##### Records to use

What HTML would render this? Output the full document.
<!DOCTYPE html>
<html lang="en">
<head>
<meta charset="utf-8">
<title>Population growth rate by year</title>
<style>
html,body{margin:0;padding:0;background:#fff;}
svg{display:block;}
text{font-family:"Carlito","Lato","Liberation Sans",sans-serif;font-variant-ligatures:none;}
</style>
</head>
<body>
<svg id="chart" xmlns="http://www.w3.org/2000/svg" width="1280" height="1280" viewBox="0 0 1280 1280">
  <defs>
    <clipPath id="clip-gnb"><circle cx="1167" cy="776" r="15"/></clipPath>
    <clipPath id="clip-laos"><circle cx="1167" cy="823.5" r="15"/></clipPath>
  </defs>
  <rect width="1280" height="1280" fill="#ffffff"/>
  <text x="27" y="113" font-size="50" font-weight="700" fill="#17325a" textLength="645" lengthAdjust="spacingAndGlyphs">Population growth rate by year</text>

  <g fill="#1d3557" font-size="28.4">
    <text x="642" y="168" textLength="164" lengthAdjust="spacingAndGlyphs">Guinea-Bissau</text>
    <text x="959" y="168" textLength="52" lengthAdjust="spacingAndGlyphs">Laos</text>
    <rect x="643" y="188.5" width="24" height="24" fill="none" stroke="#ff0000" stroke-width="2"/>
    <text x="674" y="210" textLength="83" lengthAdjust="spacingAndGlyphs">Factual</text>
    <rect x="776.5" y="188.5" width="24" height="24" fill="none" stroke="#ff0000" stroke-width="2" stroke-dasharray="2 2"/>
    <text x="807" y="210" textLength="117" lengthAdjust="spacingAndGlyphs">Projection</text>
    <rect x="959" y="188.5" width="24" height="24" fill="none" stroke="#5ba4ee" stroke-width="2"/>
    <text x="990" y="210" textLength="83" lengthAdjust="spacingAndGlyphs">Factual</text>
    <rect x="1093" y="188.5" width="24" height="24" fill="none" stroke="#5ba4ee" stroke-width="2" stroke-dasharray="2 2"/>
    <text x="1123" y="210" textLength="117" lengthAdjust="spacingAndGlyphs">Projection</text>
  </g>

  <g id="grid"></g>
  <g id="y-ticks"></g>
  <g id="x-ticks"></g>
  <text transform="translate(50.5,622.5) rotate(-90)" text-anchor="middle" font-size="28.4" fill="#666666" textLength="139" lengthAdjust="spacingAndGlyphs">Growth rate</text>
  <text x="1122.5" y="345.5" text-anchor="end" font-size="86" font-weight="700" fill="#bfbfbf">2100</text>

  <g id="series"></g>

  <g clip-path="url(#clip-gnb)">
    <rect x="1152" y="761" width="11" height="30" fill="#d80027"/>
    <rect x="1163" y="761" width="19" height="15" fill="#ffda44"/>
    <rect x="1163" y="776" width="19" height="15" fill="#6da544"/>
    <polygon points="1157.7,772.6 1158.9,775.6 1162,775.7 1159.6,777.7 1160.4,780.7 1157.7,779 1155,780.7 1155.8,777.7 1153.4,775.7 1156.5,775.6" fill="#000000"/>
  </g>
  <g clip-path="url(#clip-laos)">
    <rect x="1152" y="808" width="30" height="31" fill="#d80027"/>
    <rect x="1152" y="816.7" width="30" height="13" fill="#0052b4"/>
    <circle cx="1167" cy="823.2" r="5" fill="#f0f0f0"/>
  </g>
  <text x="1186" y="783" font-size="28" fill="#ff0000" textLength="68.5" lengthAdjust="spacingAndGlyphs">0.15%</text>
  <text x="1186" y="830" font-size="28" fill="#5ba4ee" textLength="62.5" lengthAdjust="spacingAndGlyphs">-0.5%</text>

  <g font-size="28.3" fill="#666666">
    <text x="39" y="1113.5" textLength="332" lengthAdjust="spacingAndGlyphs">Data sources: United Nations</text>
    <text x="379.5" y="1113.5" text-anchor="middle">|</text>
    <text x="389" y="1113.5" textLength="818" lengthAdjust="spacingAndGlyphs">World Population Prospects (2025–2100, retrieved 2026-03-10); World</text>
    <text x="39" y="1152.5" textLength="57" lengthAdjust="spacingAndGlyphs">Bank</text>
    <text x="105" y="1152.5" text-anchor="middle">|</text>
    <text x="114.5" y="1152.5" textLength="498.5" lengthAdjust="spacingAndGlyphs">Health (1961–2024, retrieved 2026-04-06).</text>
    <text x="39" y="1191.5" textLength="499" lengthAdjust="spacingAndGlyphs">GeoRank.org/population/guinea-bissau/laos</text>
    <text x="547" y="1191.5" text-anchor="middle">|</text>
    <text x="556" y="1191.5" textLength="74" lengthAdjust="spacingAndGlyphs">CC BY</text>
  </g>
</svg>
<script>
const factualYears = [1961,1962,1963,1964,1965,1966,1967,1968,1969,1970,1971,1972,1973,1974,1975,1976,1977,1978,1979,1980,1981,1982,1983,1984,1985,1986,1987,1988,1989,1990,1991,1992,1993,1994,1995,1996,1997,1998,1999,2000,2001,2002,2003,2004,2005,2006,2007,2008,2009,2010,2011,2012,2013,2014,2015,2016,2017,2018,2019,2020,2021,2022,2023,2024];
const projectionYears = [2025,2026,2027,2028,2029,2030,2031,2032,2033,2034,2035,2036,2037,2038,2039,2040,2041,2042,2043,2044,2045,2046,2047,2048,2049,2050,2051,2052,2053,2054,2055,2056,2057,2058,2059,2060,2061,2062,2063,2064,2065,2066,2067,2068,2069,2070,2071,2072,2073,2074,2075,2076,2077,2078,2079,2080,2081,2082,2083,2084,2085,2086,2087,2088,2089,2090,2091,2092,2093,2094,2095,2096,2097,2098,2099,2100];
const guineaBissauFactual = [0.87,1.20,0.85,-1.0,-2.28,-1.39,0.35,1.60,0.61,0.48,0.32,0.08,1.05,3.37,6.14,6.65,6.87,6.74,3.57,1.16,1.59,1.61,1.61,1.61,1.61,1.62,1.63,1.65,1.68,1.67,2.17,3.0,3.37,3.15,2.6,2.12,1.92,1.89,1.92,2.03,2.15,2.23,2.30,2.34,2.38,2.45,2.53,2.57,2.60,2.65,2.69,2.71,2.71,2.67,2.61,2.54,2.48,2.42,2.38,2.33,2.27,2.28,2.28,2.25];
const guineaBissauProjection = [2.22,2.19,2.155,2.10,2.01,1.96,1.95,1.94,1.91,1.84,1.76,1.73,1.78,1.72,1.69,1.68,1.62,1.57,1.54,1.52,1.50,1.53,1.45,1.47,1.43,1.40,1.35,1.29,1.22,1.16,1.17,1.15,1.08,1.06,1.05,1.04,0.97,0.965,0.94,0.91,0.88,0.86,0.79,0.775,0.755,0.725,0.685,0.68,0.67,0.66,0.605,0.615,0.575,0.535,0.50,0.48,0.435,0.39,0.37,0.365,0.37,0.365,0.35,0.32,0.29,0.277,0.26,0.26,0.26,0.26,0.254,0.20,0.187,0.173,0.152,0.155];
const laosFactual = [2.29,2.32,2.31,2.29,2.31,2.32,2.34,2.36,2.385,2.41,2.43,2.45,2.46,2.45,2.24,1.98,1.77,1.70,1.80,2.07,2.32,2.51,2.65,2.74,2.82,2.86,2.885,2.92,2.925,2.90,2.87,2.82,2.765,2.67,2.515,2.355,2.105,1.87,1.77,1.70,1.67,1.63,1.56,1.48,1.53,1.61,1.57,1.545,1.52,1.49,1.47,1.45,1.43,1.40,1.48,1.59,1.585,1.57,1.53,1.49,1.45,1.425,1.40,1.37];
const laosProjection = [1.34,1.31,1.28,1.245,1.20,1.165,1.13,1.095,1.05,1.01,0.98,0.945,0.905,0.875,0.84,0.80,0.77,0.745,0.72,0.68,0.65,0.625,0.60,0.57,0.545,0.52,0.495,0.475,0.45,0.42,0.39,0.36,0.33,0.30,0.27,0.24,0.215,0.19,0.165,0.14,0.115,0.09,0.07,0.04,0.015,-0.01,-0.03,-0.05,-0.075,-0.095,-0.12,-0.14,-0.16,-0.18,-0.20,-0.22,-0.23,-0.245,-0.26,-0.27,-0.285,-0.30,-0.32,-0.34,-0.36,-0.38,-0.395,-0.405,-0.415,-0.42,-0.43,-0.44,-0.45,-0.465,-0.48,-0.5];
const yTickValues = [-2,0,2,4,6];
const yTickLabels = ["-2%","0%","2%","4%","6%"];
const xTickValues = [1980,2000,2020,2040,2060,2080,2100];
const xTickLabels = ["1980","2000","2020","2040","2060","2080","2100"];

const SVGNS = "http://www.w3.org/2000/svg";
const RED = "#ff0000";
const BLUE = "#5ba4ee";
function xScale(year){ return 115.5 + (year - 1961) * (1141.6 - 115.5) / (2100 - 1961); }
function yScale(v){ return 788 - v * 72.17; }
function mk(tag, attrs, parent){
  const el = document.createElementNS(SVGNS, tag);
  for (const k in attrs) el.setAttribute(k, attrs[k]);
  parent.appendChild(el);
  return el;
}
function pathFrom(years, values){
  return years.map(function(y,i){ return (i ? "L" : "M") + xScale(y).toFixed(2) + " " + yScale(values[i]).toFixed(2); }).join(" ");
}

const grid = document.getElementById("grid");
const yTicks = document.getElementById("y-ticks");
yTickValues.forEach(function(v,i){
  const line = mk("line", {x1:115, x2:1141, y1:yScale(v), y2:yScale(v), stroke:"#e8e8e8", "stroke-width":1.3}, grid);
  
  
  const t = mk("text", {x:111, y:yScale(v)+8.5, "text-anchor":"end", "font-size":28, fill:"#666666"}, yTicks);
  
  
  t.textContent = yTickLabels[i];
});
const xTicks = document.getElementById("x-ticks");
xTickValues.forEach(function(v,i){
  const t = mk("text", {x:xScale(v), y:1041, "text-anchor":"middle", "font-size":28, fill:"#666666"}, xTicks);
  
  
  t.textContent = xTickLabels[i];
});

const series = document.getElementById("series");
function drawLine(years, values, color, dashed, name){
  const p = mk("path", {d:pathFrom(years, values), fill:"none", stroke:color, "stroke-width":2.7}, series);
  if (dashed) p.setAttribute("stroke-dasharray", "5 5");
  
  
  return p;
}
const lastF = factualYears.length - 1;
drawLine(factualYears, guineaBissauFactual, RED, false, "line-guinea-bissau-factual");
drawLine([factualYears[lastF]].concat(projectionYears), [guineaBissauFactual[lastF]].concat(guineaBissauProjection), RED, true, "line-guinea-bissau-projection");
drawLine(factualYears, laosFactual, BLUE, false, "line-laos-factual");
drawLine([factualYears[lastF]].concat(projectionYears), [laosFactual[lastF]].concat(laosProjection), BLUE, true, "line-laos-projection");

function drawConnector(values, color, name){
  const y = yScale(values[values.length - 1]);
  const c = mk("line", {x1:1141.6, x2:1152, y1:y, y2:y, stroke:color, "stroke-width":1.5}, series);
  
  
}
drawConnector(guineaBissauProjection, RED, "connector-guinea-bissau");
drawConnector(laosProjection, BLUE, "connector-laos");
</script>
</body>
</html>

##########
##### Records to use

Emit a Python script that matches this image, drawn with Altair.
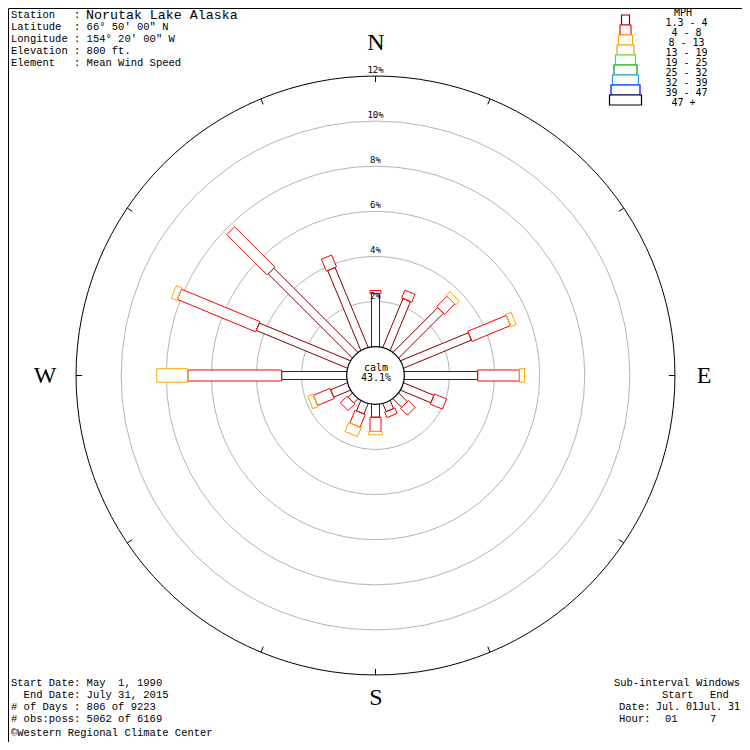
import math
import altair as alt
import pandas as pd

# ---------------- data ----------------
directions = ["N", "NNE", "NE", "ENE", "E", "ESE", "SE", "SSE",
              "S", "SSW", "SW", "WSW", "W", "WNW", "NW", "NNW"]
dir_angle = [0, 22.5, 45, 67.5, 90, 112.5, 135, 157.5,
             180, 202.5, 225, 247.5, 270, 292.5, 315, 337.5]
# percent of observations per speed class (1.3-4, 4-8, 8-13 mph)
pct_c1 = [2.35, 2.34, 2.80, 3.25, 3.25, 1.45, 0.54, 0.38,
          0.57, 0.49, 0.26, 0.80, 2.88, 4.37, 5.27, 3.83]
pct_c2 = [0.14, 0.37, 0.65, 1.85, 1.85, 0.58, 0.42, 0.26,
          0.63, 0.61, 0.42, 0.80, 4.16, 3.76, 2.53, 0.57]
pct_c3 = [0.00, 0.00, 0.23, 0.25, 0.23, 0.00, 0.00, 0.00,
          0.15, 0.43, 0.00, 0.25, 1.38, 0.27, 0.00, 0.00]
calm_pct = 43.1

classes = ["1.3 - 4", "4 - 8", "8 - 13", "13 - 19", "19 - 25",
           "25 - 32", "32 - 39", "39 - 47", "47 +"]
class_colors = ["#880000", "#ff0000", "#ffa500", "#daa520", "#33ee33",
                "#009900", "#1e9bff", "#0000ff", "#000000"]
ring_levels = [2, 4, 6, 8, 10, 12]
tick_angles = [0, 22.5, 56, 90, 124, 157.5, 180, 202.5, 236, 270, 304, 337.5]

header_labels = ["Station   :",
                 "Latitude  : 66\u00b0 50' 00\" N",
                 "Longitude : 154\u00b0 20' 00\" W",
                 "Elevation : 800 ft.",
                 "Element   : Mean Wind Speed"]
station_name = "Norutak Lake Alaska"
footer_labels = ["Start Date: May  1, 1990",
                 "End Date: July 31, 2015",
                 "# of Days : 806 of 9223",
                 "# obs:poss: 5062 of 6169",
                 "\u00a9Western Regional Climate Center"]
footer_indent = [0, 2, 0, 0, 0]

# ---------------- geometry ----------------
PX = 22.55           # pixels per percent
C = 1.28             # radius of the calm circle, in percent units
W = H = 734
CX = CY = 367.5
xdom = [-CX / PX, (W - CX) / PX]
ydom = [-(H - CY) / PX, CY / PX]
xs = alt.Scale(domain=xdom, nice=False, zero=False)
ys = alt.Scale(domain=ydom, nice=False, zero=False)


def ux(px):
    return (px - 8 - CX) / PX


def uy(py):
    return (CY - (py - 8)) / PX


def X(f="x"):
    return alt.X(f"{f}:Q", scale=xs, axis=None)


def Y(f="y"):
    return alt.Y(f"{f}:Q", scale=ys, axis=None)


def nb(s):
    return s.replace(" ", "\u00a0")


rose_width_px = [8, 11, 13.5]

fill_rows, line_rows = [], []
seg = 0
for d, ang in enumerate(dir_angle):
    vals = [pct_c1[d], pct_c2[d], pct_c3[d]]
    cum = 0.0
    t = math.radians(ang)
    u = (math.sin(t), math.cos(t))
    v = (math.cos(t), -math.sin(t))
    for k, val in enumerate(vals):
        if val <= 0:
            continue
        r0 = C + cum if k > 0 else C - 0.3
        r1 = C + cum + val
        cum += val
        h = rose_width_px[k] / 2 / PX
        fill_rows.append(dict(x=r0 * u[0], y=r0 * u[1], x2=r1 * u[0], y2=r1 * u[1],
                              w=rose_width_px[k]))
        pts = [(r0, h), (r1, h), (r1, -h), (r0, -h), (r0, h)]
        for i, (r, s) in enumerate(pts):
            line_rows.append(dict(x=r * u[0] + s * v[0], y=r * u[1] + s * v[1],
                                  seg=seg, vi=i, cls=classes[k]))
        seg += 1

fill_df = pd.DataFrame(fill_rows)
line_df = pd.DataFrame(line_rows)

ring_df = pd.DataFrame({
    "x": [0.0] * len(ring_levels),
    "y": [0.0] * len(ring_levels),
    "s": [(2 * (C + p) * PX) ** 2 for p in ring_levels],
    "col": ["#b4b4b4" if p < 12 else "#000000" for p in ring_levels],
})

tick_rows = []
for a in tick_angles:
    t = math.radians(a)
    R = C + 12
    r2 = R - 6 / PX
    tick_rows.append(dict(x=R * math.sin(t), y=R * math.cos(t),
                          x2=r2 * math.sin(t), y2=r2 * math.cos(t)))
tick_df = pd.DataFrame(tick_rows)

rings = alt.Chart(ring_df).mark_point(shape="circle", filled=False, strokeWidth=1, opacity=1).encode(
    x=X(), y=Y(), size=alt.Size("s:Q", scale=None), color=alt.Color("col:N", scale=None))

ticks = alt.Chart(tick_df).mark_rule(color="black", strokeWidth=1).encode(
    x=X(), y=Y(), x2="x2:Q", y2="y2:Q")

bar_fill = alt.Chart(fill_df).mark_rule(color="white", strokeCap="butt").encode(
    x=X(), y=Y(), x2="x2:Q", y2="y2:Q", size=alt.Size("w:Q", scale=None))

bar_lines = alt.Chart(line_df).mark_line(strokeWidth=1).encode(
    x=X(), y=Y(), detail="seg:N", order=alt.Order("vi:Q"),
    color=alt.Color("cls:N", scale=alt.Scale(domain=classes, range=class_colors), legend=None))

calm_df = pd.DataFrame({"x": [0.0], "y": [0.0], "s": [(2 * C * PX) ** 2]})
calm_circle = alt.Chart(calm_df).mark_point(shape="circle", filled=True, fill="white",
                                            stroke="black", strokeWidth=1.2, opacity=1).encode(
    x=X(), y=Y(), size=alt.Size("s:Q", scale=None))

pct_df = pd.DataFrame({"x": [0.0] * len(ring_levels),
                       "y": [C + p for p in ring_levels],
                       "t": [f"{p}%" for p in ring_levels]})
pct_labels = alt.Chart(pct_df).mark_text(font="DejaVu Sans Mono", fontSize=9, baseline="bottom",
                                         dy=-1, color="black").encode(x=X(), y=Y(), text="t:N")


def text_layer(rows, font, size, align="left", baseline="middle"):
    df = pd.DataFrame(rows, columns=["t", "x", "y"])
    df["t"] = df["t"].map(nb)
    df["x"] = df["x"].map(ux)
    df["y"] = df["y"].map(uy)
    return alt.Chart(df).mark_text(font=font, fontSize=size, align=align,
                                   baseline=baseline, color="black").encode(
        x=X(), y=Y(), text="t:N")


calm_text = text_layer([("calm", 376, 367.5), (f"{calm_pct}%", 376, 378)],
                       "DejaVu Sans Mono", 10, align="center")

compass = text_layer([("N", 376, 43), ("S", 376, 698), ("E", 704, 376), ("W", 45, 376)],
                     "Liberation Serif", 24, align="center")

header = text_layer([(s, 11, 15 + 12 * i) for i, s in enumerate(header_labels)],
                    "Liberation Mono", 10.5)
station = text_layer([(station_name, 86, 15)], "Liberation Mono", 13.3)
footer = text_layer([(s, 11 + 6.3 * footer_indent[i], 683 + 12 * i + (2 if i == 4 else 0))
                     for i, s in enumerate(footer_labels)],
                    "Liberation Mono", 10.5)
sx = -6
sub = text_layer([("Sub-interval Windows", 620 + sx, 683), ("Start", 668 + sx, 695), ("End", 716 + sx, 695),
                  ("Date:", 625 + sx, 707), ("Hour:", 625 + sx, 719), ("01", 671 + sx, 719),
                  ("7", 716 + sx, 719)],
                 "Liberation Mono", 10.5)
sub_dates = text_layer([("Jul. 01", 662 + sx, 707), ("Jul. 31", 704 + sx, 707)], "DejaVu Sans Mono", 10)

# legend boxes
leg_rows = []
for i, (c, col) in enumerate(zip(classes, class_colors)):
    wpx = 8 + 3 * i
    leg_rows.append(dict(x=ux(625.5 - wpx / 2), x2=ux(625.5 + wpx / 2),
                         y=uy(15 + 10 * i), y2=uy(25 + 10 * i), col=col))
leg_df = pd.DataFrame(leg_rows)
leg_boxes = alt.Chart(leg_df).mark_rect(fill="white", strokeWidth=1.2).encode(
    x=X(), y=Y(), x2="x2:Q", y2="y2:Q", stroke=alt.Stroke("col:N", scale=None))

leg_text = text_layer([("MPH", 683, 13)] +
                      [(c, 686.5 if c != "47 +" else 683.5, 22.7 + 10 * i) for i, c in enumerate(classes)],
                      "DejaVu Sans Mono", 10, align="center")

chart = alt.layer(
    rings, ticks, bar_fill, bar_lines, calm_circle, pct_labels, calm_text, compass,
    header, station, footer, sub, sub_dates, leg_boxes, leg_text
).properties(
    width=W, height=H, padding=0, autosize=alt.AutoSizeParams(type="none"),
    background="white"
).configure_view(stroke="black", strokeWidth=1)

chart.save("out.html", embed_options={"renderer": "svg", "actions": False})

##########
##### Records to use

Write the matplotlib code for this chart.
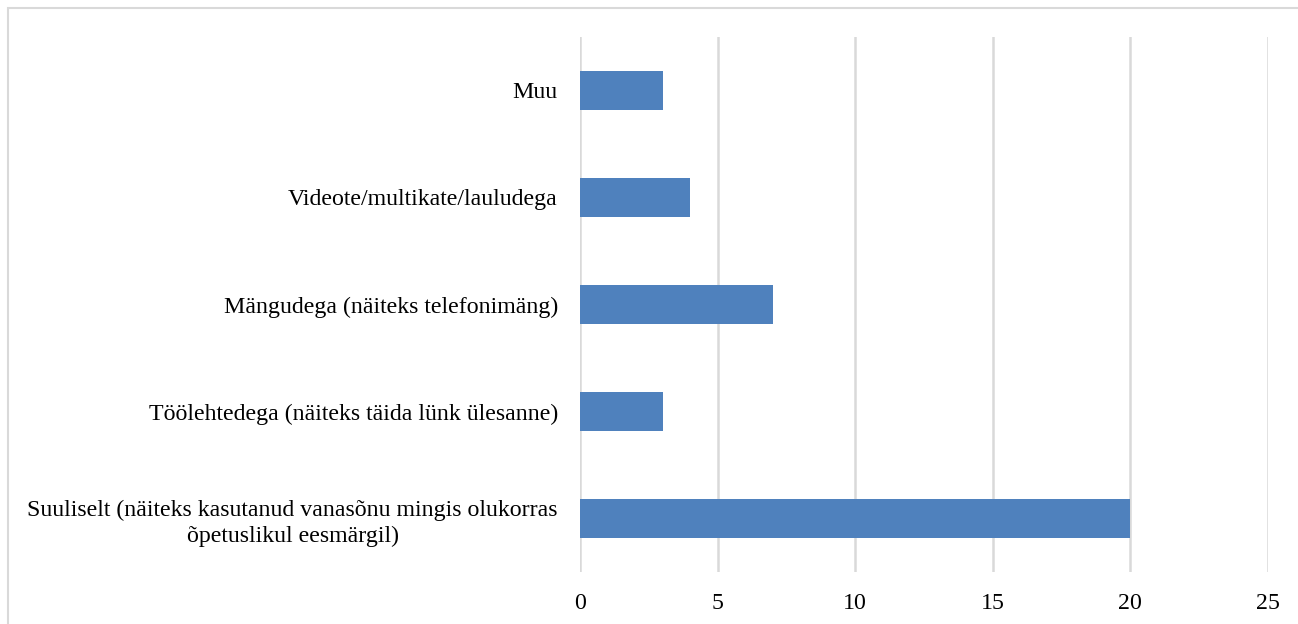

##########

Work instructions: Quote the lines above exactly, starting with the one that has "Emit a Python" and ending with the one that has "import pandas as pd"; drop the pictures and include nothing else.

Answer below:
Emit a Python script that matches this image, drawn with Altair.
import math
import altair as alt
import pandas as pd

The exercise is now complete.